A block of data:
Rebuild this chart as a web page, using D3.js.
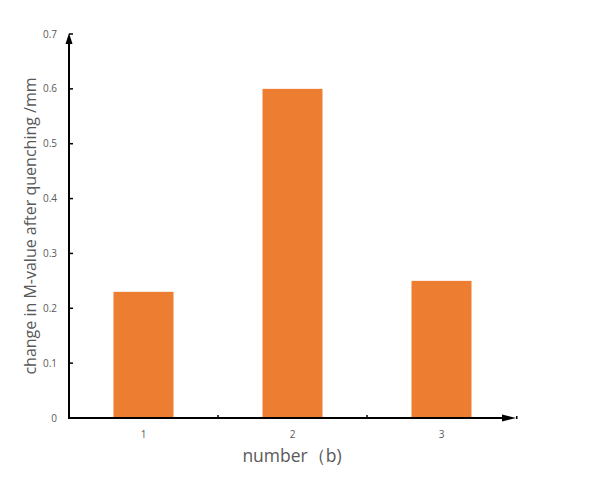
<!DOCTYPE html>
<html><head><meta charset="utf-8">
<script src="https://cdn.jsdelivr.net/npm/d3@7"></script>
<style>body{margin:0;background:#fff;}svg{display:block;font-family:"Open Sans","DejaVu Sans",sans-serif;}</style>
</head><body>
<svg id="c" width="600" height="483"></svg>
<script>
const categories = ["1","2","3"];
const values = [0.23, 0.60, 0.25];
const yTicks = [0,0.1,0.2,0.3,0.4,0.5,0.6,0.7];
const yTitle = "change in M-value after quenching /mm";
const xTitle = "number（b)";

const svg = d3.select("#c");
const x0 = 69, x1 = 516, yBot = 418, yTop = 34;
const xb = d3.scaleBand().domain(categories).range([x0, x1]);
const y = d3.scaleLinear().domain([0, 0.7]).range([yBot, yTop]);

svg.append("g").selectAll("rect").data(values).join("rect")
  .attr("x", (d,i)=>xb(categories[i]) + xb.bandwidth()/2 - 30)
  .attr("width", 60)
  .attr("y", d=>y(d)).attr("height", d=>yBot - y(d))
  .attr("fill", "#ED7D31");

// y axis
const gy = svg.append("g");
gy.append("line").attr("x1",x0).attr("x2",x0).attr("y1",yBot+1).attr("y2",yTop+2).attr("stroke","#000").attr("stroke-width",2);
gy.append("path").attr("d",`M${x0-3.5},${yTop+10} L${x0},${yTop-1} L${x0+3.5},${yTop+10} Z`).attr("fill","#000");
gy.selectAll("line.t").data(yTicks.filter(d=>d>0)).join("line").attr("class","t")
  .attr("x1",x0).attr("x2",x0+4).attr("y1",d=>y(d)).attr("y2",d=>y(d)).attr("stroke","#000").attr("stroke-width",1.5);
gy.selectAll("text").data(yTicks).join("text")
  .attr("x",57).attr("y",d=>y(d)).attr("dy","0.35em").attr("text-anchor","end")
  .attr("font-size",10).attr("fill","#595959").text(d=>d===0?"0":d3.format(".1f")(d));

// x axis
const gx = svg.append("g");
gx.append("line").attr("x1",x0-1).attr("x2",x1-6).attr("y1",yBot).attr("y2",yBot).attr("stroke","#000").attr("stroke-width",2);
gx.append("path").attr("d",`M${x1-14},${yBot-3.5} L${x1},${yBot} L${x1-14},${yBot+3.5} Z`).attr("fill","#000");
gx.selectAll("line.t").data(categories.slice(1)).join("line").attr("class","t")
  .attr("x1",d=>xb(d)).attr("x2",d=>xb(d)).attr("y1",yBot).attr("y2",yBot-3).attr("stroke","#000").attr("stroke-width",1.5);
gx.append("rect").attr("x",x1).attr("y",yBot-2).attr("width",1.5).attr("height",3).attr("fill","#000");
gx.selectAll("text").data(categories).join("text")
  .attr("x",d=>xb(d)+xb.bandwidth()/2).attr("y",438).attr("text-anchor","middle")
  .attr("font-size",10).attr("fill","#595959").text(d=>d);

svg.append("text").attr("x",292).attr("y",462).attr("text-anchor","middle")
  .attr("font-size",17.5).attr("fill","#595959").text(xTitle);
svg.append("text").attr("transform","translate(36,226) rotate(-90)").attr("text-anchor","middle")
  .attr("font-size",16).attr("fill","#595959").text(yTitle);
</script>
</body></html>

...

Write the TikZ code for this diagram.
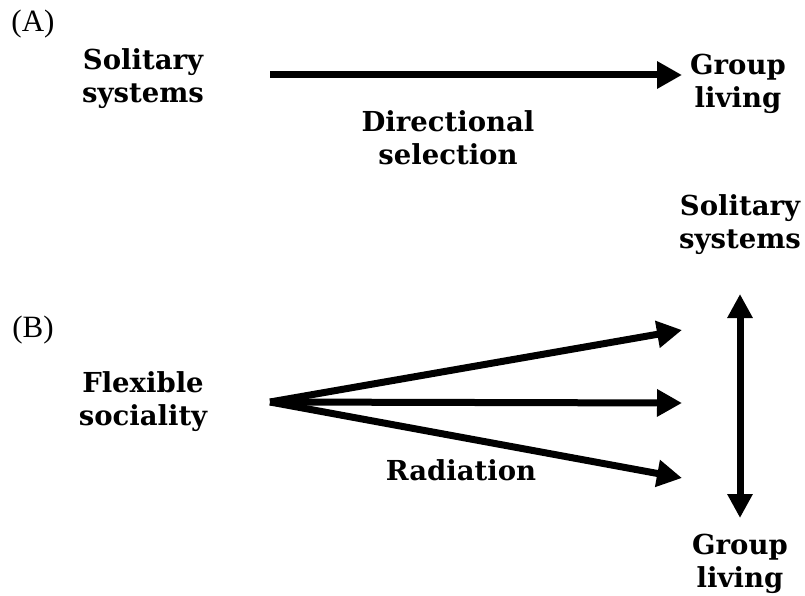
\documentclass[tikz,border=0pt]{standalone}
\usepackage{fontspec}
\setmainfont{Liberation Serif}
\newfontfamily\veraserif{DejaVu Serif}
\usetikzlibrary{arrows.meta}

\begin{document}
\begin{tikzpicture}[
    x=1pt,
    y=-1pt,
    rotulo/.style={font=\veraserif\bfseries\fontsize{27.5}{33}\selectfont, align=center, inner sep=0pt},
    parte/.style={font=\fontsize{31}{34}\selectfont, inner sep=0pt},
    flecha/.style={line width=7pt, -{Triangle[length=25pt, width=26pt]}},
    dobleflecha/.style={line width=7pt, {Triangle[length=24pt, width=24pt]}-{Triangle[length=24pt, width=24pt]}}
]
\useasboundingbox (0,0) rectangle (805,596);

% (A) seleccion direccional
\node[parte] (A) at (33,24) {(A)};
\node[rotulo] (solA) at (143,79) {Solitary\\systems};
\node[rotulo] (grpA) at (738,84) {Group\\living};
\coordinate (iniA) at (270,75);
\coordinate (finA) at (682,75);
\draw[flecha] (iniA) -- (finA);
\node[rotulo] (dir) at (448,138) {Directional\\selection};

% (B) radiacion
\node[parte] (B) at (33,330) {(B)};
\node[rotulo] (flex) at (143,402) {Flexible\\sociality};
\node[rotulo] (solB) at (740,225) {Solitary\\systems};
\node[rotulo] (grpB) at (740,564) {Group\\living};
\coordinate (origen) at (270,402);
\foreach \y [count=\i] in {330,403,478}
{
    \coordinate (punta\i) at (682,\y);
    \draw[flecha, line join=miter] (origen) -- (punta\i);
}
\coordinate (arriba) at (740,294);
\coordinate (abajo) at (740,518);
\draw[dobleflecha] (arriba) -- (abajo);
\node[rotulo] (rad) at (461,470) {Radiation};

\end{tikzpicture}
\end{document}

...

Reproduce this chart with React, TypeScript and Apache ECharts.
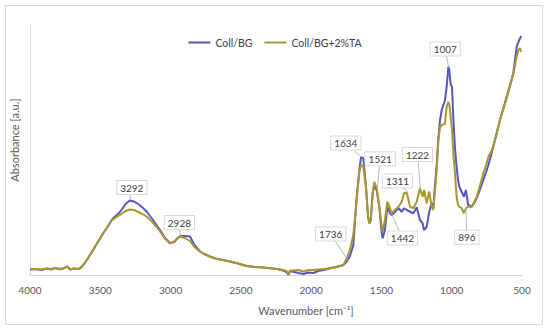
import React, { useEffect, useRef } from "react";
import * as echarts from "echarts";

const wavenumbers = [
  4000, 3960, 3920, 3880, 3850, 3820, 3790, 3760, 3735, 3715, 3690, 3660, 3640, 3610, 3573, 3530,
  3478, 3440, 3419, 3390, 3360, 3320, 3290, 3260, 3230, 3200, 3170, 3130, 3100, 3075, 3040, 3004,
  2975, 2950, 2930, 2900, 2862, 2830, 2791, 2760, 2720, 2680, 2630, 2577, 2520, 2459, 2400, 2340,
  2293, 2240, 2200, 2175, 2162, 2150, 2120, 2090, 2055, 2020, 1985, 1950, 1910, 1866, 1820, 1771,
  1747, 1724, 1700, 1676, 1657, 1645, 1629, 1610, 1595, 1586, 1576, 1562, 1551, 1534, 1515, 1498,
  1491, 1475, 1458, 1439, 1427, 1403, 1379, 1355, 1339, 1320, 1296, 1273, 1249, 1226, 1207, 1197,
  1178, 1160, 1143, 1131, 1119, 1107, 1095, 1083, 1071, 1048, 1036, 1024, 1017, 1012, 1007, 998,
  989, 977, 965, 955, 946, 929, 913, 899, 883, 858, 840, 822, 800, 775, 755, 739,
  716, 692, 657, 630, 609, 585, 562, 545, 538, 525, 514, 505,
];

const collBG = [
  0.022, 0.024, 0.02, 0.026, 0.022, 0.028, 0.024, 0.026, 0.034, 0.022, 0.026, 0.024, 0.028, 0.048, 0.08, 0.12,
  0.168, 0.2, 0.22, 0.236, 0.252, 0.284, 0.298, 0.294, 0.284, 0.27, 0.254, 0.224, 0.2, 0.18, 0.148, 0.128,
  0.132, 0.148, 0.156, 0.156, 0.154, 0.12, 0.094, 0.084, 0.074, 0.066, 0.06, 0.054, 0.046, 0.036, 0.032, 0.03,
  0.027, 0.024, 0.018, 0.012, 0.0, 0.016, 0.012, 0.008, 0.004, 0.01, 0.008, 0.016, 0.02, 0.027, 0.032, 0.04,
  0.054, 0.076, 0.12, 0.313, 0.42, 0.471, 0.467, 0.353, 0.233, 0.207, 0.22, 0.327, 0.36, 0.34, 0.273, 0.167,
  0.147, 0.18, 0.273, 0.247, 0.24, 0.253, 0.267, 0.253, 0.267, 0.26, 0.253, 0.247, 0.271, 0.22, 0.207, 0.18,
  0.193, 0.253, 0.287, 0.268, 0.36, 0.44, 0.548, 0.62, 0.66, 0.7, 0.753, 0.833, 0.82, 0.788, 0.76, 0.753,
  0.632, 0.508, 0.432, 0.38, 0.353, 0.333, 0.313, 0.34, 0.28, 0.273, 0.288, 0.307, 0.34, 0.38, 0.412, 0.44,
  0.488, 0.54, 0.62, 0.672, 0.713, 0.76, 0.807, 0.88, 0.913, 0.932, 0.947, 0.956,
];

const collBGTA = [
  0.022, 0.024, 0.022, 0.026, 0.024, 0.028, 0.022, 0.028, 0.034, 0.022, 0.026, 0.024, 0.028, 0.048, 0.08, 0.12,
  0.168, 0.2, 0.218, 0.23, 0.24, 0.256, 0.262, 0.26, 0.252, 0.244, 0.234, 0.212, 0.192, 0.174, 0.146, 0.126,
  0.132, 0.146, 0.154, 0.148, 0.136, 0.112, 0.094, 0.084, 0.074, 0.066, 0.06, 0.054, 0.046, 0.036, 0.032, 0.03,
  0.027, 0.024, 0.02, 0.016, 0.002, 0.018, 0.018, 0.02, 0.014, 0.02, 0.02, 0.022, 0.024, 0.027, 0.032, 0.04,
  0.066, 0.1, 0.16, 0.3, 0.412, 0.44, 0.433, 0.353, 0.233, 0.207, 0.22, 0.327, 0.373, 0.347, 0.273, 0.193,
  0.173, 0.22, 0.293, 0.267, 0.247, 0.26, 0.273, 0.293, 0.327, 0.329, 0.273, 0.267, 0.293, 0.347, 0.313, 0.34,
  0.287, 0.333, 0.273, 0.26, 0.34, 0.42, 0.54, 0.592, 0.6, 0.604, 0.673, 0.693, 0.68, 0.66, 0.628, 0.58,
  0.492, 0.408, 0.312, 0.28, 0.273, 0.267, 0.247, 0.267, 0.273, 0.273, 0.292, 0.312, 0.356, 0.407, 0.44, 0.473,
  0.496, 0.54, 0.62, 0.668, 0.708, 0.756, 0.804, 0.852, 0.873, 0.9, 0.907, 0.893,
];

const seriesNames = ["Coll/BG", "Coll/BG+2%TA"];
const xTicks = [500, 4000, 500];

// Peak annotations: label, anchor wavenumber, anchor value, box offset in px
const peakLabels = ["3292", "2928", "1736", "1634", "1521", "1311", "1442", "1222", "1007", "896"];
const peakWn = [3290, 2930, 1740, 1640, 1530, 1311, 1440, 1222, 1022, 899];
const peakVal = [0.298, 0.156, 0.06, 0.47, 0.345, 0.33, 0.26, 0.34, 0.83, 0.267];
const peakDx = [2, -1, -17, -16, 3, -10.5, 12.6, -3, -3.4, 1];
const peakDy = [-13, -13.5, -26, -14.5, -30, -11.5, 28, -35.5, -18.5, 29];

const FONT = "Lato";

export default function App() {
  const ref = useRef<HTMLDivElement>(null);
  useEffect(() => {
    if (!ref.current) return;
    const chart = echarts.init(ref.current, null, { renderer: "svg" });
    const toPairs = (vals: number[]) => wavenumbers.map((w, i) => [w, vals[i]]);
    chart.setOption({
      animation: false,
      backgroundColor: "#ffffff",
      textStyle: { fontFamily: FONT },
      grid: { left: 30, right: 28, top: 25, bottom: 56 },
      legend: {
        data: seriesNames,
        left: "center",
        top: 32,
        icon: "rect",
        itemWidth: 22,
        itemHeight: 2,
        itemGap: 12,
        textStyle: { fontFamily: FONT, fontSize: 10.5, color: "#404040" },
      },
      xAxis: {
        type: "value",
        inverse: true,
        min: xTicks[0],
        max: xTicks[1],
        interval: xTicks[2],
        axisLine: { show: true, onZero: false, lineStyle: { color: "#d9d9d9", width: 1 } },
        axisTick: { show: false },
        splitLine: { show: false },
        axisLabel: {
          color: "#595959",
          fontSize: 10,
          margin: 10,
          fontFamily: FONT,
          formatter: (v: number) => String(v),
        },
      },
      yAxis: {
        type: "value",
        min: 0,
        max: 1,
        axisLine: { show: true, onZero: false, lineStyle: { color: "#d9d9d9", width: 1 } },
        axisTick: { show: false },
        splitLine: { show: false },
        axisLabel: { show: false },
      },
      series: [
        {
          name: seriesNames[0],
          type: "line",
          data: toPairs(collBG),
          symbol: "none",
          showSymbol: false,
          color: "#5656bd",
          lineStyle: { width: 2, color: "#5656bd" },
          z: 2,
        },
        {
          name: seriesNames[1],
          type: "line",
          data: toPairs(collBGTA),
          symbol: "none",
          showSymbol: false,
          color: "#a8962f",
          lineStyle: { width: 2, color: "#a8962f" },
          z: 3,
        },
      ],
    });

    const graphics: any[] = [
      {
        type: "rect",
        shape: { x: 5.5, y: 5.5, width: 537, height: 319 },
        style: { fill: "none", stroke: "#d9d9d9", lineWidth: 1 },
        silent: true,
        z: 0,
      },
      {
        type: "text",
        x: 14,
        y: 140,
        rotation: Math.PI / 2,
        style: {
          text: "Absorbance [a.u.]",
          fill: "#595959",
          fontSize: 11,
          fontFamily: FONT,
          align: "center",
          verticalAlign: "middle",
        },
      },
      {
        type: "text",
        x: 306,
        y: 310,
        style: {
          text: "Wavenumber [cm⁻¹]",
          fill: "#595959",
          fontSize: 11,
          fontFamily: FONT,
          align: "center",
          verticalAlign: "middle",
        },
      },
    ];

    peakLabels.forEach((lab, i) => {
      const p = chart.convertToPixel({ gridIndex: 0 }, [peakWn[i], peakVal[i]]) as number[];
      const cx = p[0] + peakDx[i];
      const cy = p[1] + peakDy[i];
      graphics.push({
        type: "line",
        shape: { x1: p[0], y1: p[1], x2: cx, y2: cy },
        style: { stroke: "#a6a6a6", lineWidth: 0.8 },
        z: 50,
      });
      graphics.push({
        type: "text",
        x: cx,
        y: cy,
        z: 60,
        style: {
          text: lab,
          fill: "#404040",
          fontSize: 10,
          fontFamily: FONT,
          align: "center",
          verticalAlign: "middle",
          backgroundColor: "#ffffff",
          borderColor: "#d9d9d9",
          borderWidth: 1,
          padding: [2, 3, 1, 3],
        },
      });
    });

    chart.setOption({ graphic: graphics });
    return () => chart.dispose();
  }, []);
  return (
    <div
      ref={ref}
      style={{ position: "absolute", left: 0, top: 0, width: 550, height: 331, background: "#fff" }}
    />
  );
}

◆ Stated goal: Gather all lines of the records that include the word "this".

◆ Exercise result:
Rebuild this chart as a web page, using D3.js.
Write the TikZ code for this diagram.
Reproduce this chart with React, TypeScript and Apache ECharts.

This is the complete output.